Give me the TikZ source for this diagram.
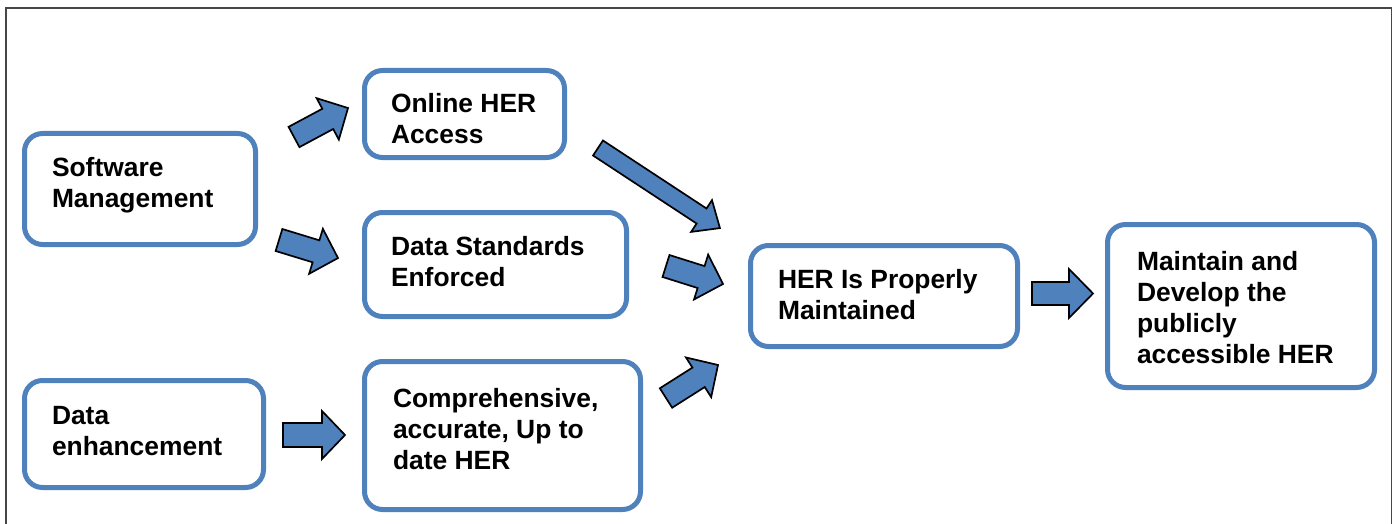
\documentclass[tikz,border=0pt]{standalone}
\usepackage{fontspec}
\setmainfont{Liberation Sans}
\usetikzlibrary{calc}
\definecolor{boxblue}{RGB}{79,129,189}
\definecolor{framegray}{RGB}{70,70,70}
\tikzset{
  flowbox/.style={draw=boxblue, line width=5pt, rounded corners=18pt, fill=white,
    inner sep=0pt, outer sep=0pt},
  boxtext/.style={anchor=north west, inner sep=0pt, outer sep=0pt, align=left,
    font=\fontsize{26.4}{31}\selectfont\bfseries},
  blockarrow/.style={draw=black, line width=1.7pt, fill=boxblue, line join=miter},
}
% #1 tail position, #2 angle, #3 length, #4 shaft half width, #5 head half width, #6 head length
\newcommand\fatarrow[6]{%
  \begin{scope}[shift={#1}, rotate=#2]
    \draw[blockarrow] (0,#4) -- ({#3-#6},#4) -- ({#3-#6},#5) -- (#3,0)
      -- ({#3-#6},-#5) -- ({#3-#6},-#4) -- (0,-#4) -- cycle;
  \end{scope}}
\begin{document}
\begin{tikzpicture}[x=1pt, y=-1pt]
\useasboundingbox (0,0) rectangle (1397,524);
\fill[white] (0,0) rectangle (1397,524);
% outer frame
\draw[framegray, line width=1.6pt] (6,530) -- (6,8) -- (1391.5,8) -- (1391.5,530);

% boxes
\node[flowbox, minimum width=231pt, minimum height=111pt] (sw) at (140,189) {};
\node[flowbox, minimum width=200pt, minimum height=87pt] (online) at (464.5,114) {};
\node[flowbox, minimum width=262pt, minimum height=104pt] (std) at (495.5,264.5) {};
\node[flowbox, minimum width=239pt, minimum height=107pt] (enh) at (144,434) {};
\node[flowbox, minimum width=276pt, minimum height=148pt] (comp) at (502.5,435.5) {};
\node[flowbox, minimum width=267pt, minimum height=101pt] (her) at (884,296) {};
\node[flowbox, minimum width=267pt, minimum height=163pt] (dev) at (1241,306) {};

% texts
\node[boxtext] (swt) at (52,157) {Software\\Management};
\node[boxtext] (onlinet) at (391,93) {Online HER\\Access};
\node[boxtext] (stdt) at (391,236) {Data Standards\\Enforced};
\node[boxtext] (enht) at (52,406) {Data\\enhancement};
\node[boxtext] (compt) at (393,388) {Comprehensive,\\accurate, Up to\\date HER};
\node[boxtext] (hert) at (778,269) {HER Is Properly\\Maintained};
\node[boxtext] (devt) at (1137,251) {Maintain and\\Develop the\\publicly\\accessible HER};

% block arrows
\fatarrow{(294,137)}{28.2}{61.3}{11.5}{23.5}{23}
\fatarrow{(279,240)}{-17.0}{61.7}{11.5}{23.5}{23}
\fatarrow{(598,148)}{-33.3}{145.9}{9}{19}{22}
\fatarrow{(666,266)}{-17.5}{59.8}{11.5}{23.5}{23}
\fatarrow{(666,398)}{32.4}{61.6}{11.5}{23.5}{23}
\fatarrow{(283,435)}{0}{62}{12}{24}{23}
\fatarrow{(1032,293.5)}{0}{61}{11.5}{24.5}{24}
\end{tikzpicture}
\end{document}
----------------
— Work to do —
Retype everything in the material word for word, minus pictures.

— Response to the task —
Give me the TikZ source for this diagram.
\documentclass[tikz,border=0pt]{standalone}
\usepackage{fontspec}
\setmainfont{Liberation Sans}
\usetikzlibrary{calc}
\definecolor{boxblue}{RGB}{79,129,189}
\definecolor{framegray}{RGB}{70,70,70}
\tikzset{
  flowbox/.style={draw=boxblue, line width=5pt, rounded corners=18pt, fill=white,
    inner sep=0pt, outer sep=0pt},
  boxtext/.style={anchor=north west, inner sep=0pt, outer sep=0pt, align=left,
    font=\fontsize{26.4}{31}\selectfont\bfseries},
  blockarrow/.style={draw=black, line width=1.7pt, fill=boxblue, line join=miter},
}
% #1 tail position, #2 angle, #3 length, #4 shaft half width, #5 head half width, #6 head length
\newcommand\fatarrow[6]{%
  \begin{scope}[shift={#1}, rotate=#2]
    \draw[blockarrow] (0,#4) -- ({#3-#6},#4) -- ({#3-#6},#5) -- (#3,0)
      -- ({#3-#6},-#5) -- ({#3-#6},-#4) -- (0,-#4) -- cycle;
  \end{scope}}
\begin{document}
\begin{tikzpicture}[x=1pt, y=-1pt]
\useasboundingbox (0,0) rectangle (1397,524);
\fill[white] (0,0) rectangle (1397,524);
% outer frame
\draw[framegray, line width=1.6pt] (6,530) -- (6,8) -- (1391.5,8) -- (1391.5,530);

% boxes
\node[flowbox, minimum width=231pt, minimum height=111pt] (sw) at (140,189) {};
\node[flowbox, minimum width=200pt, minimum height=87pt] (online) at (464.5,114) {};
\node[flowbox, minimum width=262pt, minimum height=104pt] (std) at (495.5,264.5) {};
\node[flowbox, minimum width=239pt, minimum height=107pt] (enh) at (144,434) {};
\node[flowbox, minimum width=276pt, minimum height=148pt] (comp) at (502.5,435.5) {};
\node[flowbox, minimum width=267pt, minimum height=101pt] (her) at (884,296) {};
\node[flowbox, minimum width=267pt, minimum height=163pt] (dev) at (1241,306) {};

% texts
\node[boxtext] (swt) at (52,157) {Software\\Management};
\node[boxtext] (onlinet) at (391,93) {Online HER\\Access};
\node[boxtext] (stdt) at (391,236) {Data Standards\\Enforced};
\node[boxtext] (enht) at (52,406) {Data\\enhancement};
\node[boxtext] (compt) at (393,388) {Comprehensive,\\accurate, Up to\\date HER};
\node[boxtext] (hert) at (778,269) {HER Is Properly\\Maintained};
\node[boxtext] (devt) at (1137,251) {Maintain and\\Develop the\\publicly\\accessible HER};

% block arrows
\fatarrow{(294,137)}{28.2}{61.3}{11.5}{23.5}{23}
\fatarrow{(279,240)}{-17.0}{61.7}{11.5}{23.5}{23}
\fatarrow{(598,148)}{-33.3}{145.9}{9}{19}{22}
\fatarrow{(666,266)}{-17.5}{59.8}{11.5}{23.5}{23}
\fatarrow{(666,398)}{32.4}{61.6}{11.5}{23.5}{23}
\fatarrow{(283,435)}{0}{62}{12}{24}{23}
\fatarrow{(1032,293.5)}{0}{61}{11.5}{24.5}{24}
\end{tikzpicture}
\end{document}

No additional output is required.